Dozens of people have been trapped after an explosion ripped through a coal mine in the central Chinese province of Henan.
The State Administration of Work Safety said the pre-dawn blast on Monday occurred in Pingdingshan city, with at least 46 miners trapped.
State television said a store of gunpowder kept underground at the mine had detonated at about 1.40am (17:40 GMT) with 72 miners working at the time.
At least 26 miners were brought to safety, according to the state-run Xinhua news agency.
Although safety conditions have improved sharply in recent years, China's mining industry remains by far the world's deadliest, with accidents and blasts killing more than 2,600 miners last year.
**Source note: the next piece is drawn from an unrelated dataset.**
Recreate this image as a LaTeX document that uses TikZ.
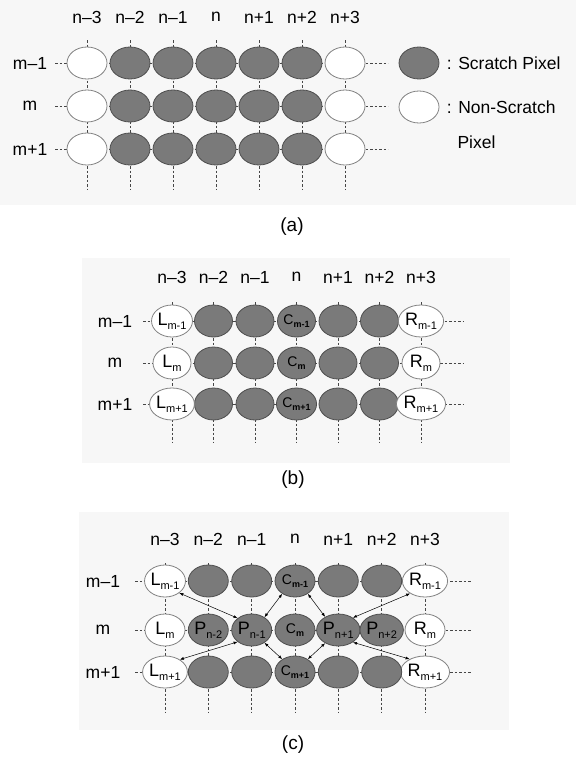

Independent labour groups say the actual figure could be much higher as many accidents are covered up to avoid costly mine closures.
Zhao Tiechui, the head of the State Administration of Coal Mine Safety, said in February that China would need at least 10 years to "fundamentally improve" safety and reduce the frequency of such disasters.
"Awareness of safety and the rule of law is still low in some coal-rich areas and some coal enterprises," he said.
As part of its efforts to increase safety standards, the central government has imposed heavy fines and implemented region-wide mining shutdowns following serious accidents.
But such actions have resulted in the under-reporting of accidents as mine bosses seek to limit economic losses, labour rights groups say.